>> START Data supplied

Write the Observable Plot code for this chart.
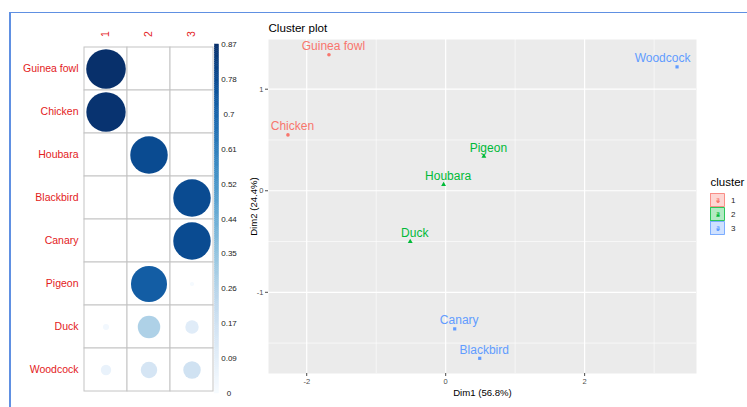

>> END Data supplied
>> START Data supplied

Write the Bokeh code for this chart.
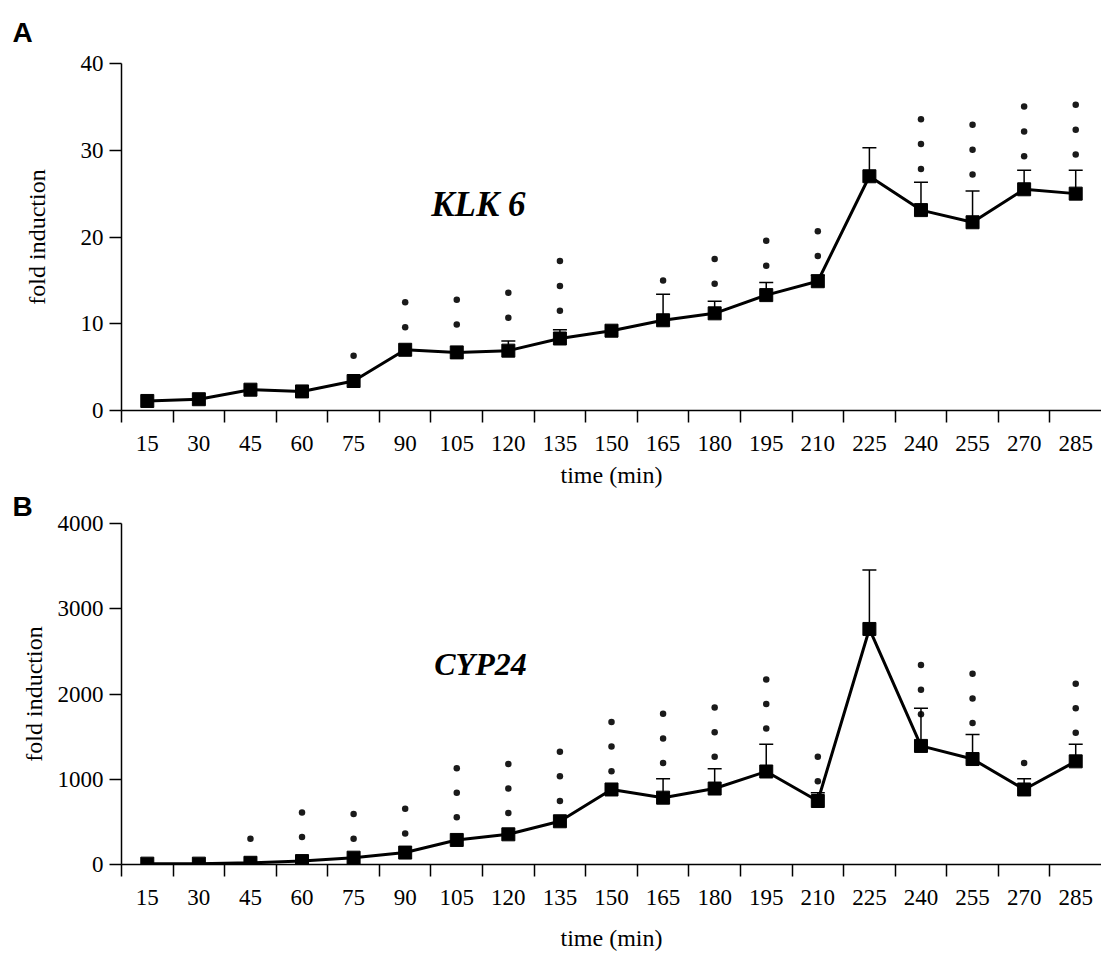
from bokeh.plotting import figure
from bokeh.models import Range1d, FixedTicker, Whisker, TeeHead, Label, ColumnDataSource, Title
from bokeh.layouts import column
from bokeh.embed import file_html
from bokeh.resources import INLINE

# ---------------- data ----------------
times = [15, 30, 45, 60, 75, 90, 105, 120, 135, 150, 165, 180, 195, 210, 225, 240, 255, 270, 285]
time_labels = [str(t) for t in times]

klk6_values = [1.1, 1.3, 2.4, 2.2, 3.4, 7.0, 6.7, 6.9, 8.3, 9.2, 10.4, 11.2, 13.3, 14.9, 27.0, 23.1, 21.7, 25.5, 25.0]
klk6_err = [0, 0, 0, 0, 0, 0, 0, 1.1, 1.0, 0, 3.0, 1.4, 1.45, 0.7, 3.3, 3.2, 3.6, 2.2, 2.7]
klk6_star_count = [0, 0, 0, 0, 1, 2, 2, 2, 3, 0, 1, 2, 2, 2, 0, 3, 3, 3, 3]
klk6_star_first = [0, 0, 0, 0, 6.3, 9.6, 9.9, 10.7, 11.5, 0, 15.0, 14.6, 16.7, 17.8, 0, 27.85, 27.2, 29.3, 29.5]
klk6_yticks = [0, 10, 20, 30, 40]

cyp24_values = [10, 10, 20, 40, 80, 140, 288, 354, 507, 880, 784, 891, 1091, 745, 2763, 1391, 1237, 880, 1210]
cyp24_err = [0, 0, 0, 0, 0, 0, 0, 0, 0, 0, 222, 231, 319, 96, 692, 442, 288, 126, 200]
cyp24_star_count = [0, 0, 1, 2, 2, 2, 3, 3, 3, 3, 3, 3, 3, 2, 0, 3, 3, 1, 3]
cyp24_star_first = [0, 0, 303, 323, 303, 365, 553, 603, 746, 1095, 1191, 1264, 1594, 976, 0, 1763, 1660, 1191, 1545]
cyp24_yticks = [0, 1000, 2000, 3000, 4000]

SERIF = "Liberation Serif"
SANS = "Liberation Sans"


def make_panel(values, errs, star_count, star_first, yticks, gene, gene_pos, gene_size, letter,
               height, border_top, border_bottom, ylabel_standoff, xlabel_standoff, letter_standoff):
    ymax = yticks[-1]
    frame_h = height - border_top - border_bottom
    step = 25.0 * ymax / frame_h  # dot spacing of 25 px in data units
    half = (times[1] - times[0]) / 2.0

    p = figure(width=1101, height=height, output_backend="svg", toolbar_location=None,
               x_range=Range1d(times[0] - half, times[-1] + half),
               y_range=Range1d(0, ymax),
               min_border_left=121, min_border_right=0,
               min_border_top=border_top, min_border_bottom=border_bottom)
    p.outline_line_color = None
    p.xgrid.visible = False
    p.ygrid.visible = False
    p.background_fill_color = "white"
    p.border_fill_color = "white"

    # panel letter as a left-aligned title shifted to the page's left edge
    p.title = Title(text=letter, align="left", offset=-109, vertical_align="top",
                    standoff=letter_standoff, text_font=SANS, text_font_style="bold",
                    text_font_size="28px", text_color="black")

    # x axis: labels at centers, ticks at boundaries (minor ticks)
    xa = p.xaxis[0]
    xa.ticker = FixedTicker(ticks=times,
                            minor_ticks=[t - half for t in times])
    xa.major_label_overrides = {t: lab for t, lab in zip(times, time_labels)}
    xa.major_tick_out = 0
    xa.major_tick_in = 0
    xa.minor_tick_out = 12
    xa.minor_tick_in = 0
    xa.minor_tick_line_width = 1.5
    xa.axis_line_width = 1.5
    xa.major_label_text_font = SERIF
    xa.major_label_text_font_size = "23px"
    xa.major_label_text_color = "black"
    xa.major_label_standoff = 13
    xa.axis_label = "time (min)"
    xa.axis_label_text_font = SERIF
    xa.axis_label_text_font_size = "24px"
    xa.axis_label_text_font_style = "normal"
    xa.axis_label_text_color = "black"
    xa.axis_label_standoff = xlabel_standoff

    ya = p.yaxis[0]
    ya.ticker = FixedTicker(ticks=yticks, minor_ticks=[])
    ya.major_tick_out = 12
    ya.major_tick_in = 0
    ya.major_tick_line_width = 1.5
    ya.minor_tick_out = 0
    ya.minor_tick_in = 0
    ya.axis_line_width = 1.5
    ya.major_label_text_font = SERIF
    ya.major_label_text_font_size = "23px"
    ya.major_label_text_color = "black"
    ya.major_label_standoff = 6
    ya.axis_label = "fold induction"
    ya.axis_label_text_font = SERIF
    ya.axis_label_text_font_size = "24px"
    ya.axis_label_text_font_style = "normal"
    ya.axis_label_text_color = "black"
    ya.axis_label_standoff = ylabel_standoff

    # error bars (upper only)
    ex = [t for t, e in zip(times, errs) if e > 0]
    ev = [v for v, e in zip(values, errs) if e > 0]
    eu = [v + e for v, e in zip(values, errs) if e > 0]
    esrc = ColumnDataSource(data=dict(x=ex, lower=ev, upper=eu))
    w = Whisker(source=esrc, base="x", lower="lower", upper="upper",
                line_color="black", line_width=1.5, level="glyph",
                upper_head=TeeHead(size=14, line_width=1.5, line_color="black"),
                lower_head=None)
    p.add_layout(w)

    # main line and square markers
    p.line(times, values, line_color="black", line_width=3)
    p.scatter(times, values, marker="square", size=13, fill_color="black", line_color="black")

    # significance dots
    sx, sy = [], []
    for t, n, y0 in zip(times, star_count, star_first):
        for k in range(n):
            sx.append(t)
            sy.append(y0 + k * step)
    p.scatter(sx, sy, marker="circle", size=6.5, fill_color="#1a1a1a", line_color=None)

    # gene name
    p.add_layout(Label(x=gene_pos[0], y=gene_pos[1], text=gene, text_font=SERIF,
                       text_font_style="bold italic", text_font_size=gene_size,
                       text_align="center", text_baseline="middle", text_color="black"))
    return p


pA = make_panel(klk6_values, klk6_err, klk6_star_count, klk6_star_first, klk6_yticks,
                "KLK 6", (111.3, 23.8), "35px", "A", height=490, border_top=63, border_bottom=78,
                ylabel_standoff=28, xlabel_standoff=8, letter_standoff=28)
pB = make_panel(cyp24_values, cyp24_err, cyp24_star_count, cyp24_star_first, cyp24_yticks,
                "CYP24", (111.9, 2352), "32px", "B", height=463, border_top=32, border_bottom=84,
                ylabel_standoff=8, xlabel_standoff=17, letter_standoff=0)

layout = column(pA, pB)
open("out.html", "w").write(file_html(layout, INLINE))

>> END Data supplied

• Exercise task
Review the preceding data and report every line that includes the string "chart".

• Response to this exercise
Write the Observable Plot code for this chart.
Write the Bokeh code for this chart.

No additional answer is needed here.